**Problem**
Return the full listing exactly as it is written.

**Given information**

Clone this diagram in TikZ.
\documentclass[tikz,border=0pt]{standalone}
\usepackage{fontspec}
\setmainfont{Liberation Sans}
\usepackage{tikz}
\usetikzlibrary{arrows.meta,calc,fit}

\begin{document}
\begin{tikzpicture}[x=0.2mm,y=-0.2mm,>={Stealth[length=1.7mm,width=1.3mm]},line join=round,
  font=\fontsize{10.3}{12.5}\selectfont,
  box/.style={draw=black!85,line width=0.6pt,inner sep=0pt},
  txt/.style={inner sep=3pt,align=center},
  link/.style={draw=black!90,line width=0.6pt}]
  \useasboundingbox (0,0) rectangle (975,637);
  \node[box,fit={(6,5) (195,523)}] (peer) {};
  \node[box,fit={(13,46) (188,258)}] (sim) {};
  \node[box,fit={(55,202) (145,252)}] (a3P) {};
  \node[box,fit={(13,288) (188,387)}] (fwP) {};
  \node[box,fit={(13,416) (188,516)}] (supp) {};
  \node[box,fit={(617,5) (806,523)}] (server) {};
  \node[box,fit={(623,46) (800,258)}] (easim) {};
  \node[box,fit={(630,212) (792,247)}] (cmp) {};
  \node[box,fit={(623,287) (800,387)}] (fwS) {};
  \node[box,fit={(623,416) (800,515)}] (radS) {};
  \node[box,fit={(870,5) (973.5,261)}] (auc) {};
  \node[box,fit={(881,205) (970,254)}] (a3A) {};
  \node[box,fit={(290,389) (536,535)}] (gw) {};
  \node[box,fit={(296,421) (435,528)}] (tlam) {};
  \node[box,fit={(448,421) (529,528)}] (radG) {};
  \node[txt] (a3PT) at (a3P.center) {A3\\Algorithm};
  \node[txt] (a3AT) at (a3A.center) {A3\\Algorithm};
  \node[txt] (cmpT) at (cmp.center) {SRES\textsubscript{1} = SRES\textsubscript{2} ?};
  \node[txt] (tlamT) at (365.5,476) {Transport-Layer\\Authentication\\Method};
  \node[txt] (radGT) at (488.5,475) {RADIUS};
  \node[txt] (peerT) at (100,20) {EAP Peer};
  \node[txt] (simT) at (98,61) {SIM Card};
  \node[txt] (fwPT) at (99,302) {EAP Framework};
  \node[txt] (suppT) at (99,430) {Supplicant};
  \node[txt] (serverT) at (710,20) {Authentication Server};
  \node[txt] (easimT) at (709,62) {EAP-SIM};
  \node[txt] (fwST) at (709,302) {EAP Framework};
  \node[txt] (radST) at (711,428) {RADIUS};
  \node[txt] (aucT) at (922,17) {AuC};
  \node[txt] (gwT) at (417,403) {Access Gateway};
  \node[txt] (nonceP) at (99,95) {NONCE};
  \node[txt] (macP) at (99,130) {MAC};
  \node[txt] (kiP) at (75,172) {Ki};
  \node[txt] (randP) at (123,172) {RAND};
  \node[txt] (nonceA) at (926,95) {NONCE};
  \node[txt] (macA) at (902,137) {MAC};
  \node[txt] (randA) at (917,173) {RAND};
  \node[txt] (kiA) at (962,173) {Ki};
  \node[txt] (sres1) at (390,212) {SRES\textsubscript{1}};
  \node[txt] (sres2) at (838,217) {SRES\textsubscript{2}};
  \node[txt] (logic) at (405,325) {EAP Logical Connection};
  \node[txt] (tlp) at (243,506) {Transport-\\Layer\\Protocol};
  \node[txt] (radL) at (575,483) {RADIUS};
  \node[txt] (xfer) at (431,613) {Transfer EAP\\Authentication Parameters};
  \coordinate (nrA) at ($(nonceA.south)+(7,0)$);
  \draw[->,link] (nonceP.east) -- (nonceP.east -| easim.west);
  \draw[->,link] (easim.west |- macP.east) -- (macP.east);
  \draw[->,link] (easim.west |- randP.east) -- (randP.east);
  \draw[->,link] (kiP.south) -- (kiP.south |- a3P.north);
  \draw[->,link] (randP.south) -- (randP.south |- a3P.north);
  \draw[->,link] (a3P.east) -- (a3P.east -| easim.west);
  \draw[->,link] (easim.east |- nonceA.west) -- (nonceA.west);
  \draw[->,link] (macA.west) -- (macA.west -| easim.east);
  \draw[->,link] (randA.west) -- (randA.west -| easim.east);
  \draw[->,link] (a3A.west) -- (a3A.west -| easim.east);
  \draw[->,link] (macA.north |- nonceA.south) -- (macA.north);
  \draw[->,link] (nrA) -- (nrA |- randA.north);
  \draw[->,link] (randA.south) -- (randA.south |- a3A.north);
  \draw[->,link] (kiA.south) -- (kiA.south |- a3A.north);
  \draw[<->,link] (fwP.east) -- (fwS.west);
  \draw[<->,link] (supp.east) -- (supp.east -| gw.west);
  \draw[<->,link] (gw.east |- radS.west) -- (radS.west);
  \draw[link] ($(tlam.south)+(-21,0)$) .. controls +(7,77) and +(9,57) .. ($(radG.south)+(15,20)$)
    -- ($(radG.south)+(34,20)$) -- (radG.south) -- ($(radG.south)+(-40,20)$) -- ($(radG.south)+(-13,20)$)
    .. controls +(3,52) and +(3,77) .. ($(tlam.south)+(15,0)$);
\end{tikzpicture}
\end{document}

**Completed task**
Clone this diagram in TikZ.
\documentclass[tikz,border=0pt]{standalone}
\usepackage{fontspec}
\setmainfont{Liberation Sans}
\usepackage{tikz}
\usetikzlibrary{arrows.meta,calc,fit}

\begin{document}
\begin{tikzpicture}[x=0.2mm,y=-0.2mm,>={Stealth[length=1.7mm,width=1.3mm]},line join=round,
  font=\fontsize{10.3}{12.5}\selectfont,
  box/.style={draw=black!85,line width=0.6pt,inner sep=0pt},
  txt/.style={inner sep=3pt,align=center},
  link/.style={draw=black!90,line width=0.6pt}]
  \useasboundingbox (0,0) rectangle (975,637);
  \node[box,fit={(6,5) (195,523)}] (peer) {};
  \node[box,fit={(13,46) (188,258)}] (sim) {};
  \node[box,fit={(55,202) (145,252)}] (a3P) {};
  \node[box,fit={(13,288) (188,387)}] (fwP) {};
  \node[box,fit={(13,416) (188,516)}] (supp) {};
  \node[box,fit={(617,5) (806,523)}] (server) {};
  \node[box,fit={(623,46) (800,258)}] (easim) {};
  \node[box,fit={(630,212) (792,247)}] (cmp) {};
  \node[box,fit={(623,287) (800,387)}] (fwS) {};
  \node[box,fit={(623,416) (800,515)}] (radS) {};
  \node[box,fit={(870,5) (973.5,261)}] (auc) {};
  \node[box,fit={(881,205) (970,254)}] (a3A) {};
  \node[box,fit={(290,389) (536,535)}] (gw) {};
  \node[box,fit={(296,421) (435,528)}] (tlam) {};
  \node[box,fit={(448,421) (529,528)}] (radG) {};
  \node[txt] (a3PT) at (a3P.center) {A3\\Algorithm};
  \node[txt] (a3AT) at (a3A.center) {A3\\Algorithm};
  \node[txt] (cmpT) at (cmp.center) {SRES\textsubscript{1} = SRES\textsubscript{2} ?};
  \node[txt] (tlamT) at (365.5,476) {Transport-Layer\\Authentication\\Method};
  \node[txt] (radGT) at (488.5,475) {RADIUS};
  \node[txt] (peerT) at (100,20) {EAP Peer};
  \node[txt] (simT) at (98,61) {SIM Card};
  \node[txt] (fwPT) at (99,302) {EAP Framework};
  \node[txt] (suppT) at (99,430) {Supplicant};
  \node[txt] (serverT) at (710,20) {Authentication Server};
  \node[txt] (easimT) at (709,62) {EAP-SIM};
  \node[txt] (fwST) at (709,302) {EAP Framework};
  \node[txt] (radST) at (711,428) {RADIUS};
  \node[txt] (aucT) at (922,17) {AuC};
  \node[txt] (gwT) at (417,403) {Access Gateway};
  \node[txt] (nonceP) at (99,95) {NONCE};
  \node[txt] (macP) at (99,130) {MAC};
  \node[txt] (kiP) at (75,172) {Ki};
  \node[txt] (randP) at (123,172) {RAND};
  \node[txt] (nonceA) at (926,95) {NONCE};
  \node[txt] (macA) at (902,137) {MAC};
  \node[txt] (randA) at (917,173) {RAND};
  \node[txt] (kiA) at (962,173) {Ki};
  \node[txt] (sres1) at (390,212) {SRES\textsubscript{1}};
  \node[txt] (sres2) at (838,217) {SRES\textsubscript{2}};
  \node[txt] (logic) at (405,325) {EAP Logical Connection};
  \node[txt] (tlp) at (243,506) {Transport-\\Layer\\Protocol};
  \node[txt] (radL) at (575,483) {RADIUS};
  \node[txt] (xfer) at (431,613) {Transfer EAP\\Authentication Parameters};
  \coordinate (nrA) at ($(nonceA.south)+(7,0)$);
  \draw[->,link] (nonceP.east) -- (nonceP.east -| easim.west);
  \draw[->,link] (easim.west |- macP.east) -- (macP.east);
  \draw[->,link] (easim.west |- randP.east) -- (randP.east);
  \draw[->,link] (kiP.south) -- (kiP.south |- a3P.north);
  \draw[->,link] (randP.south) -- (randP.south |- a3P.north);
  \draw[->,link] (a3P.east) -- (a3P.east -| easim.west);
  \draw[->,link] (easim.east |- nonceA.west) -- (nonceA.west);
  \draw[->,link] (macA.west) -- (macA.west -| easim.east);
  \draw[->,link] (randA.west) -- (randA.west -| easim.east);
  \draw[->,link] (a3A.west) -- (a3A.west -| easim.east);
  \draw[->,link] (macA.north |- nonceA.south) -- (macA.north);
  \draw[->,link] (nrA) -- (nrA |- randA.north);
  \draw[->,link] (randA.south) -- (randA.south |- a3A.north);
  \draw[->,link] (kiA.south) -- (kiA.south |- a3A.north);
  \draw[<->,link] (fwP.east) -- (fwS.west);
  \draw[<->,link] (supp.east) -- (supp.east -| gw.west);
  \draw[<->,link] (gw.east |- radS.west) -- (radS.west);
  \draw[link] ($(tlam.south)+(-21,0)$) .. controls +(7,77) and +(9,57) .. ($(radG.south)+(15,20)$)
    -- ($(radG.south)+(34,20)$) -- (radG.south) -- ($(radG.south)+(-40,20)$) -- ($(radG.south)+(-13,20)$)
    .. controls +(3,52) and +(3,77) .. ($(tlam.south)+(15,0)$);
\end{tikzpicture}
\end{document}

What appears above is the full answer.